Not necessarily.  The dummy node could be shared by both.  This is one 
reason why circular linked-list implementations are so common.  Things 
do admittedly get a bit weird for binary trees, however.

 > Considering pointers internally, this means a pointer pointing
> before the start of an array, which is very bad.

In C++, while a bidirectional iterator may be able to traverse in either 
direction, it still generally has some natural association as a forward 
or reverse iterator.  That is, when the iterator is first returned from 
the sequence it was likely either initialized pointing to the first or 
last element.  If it's the former then it's associated with forward 
iteration, if it's the latter then reverse iteration.  For example, the 
C++ vector iterator is bidirectional (actually, random), but iterators 
returned by the begin() method are effectively forward iterators while 
iterators returned by the rbegin() method are effectively reverse 
iterators.  Perhaps this is the correct approach to take here as well?

 > The other disadvantage
> is hasValue that has to check for both of these two cases.

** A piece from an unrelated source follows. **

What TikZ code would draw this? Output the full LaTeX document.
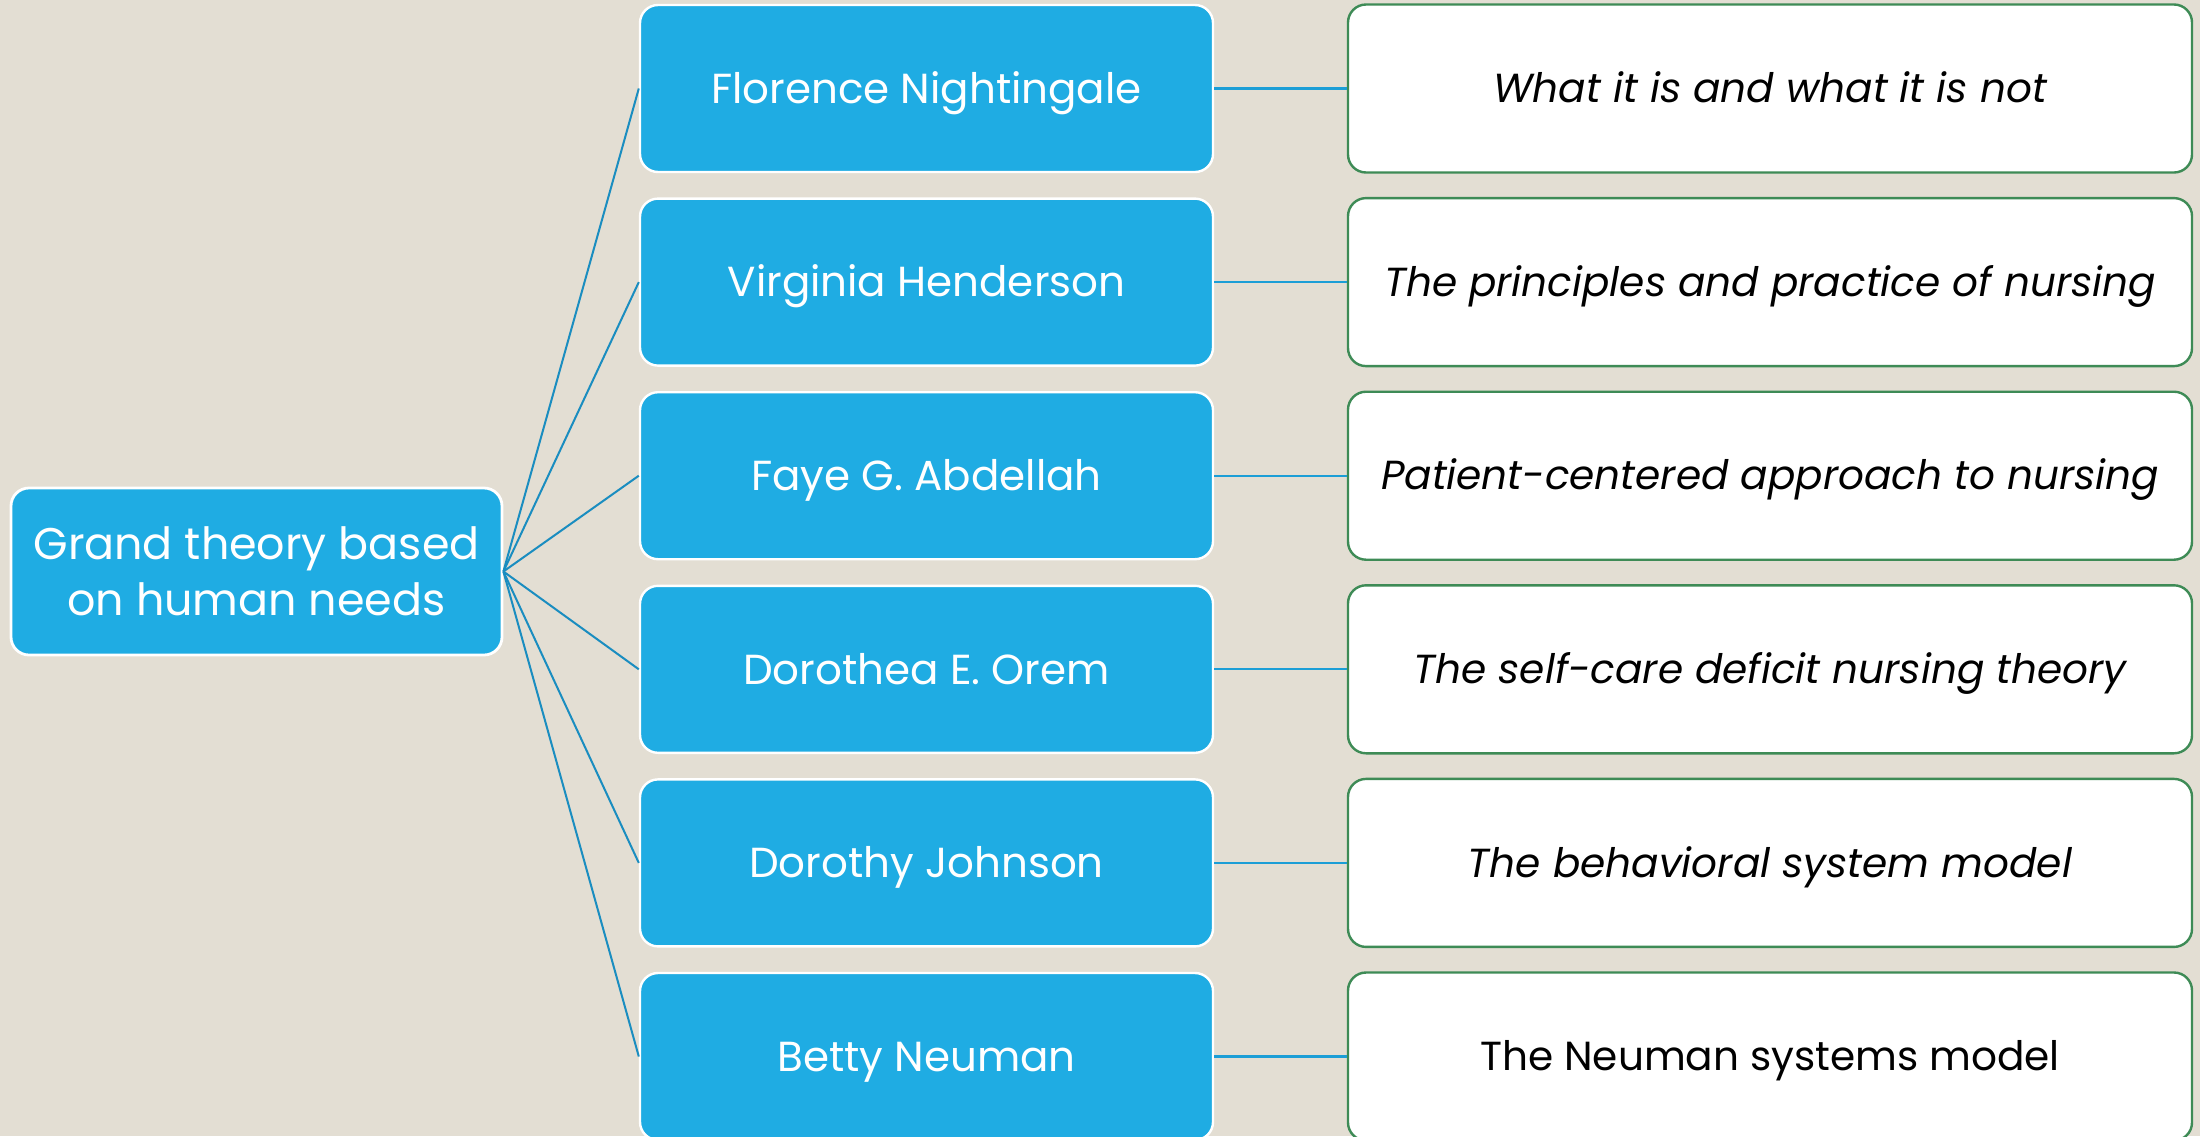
\documentclass[tikz,border=0pt]{standalone}
\usepackage{fontspec}
\setmainfont{Poppins}
\definecolor{bg}{HTML}{E3DED3}
\definecolor{bluefill}{HTML}{1FACE3}
\definecolor{fanline}{HTML}{1A8DC0}
\definecolor{hline}{HTML}{1C9ED6}
\definecolor{greenb}{HTML}{3E8B56}
\begin{document}
\begin{tikzpicture}[x=0.5pt,y=-0.5pt,
  rootbox/.style={draw=white,line width=1.4pt,fill=bluefill,rounded corners=9pt,
    minimum width=245.5pt,minimum height=83.5pt,inner sep=0pt,text=white,
    align=center,font=\fontsize{22.2}{28}\selectfont},
  midbox/.style={draw=white,line width=1.2pt,fill=bluefill,rounded corners=9pt,
    minimum width=286.5pt,minimum height=83.5pt,inner sep=0pt,text=white,
    text height=14.7pt,text depth=0pt,
    font=\fontsize{21}{25}\selectfont},
  bookbox/.style={draw=greenb,line width=1.2pt,fill=white,rounded corners=9pt,
    minimum width=422pt,minimum height=84pt,inner sep=0pt,text=black,
    text height=14.2pt,text depth=0pt,
    font=\fontsize{20.3}{24}\selectfont},
  fan/.style={draw=fanline,line width=1pt},
  link/.style={draw=hline,line width=1.1pt}]
\fill[bg] (0,0) rectangle (2200,1136);
\useasboundingbox (0,0) rectangle (2200,1136);
\node[rootbox] (root) at (256.5,571.5) {Grand theory based\\on human needs};
\node[midbox] (m1) at (926.5,88.5) {Florence Nightingale};
\node[midbox] (m2) at (926.5,282.1) {Virginia Henderson};
\node[midbox] (m3) at (926.5,475.7) {Faye G. Abdellah};
\node[midbox] (m4) at (926.5,669.3) {Dorothea E. Orem};
\node[midbox] (m5) at (926.5,862.9) {Dorothy Johnson};
\node[midbox] (m6) at (926.5,1056.5) {Betty Neuman};
\node[bookbox] (r1) at (1770,88.5) {\itshape What it is and what it is not};
\node[bookbox] (r2) at (1770,282.1) {\itshape The principles and practice of nursing};
\node[bookbox] (r3) at (1770,475.7) {\itshape Patient-centered approach to nursing};
\node[bookbox] (r4) at (1770,669.3) {\itshape The self-care deficit nursing theory};
\node[bookbox] (r5) at (1770,862.9) {\itshape The behavioral system model};
\node[bookbox] (r6) at (1770,1056.5) {The Neuman systems model};
\foreach \i in {1,...,6} {
  \draw[fan] (root.east) -- (m\i.west);
  \draw[link] (m\i.east) -- (r\i.west);
}
\end{tikzpicture}
\end{document}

True enough.  But range-checking is range-checking.  If it's possible 
for an iterator to go out of range and it's possible to check for this 
condition then one should do so, at least in debug builds.

> One alternative is the Java style version. Where the pointer/cursor lies 
> conceptually between the elements instead of at an element, giving:
> 
> BidirectionalIterator2(T) {
>     T* begin;
>     T* end;
>     T* cursor;
> 
>     bool hasNext() { return cursor != end; }
>     bool hasPrevious() { return cursor != begin; }
>     void moveNext() { cursor++; }
>     void movePrevious() { cursor--; }
> 
>     T next() { return *cursor; }
>     T next(T v) { return *cursor = v; }
> 
>     T previous() { return *(cursor-1); }
>     T previous(T v) { return *(cursor-1); }
> }
> 
> 
> auto i = someIterator;
> while(i.hasNext) {
>     if (i.next > 3)
>         i.moveNext;
>     else
>         i.movePrevious;
> }
>     
> The disadvantage is requiring two additional methods (hasPrevious and 
> previous), but the advantage is that it doesn't need more than 1 illegal 
> value (pointing 1 past the end, which is well supported).

The other disadvantage is that this returns to the original problem 
where it's impossible to determine whether an iterator points to a valid 
location without moving.

> Apart from different method names, are there other variants?

See above.  The C++ approach seems to make more sense to me, though I'm 
still mulling it over.  There is a definite appeal to having iterators 
that are truly direction-agnostic, but as you've demonstrated above it 
does result in slightly weird implementation requirements.  Since D is 
like C++ in that the one-past-the-end location is valid but 
one-past-the-beginning is not, it seems reasonable to preserve that 
behavior here, even if a more Java-like iterator design is used.

Sean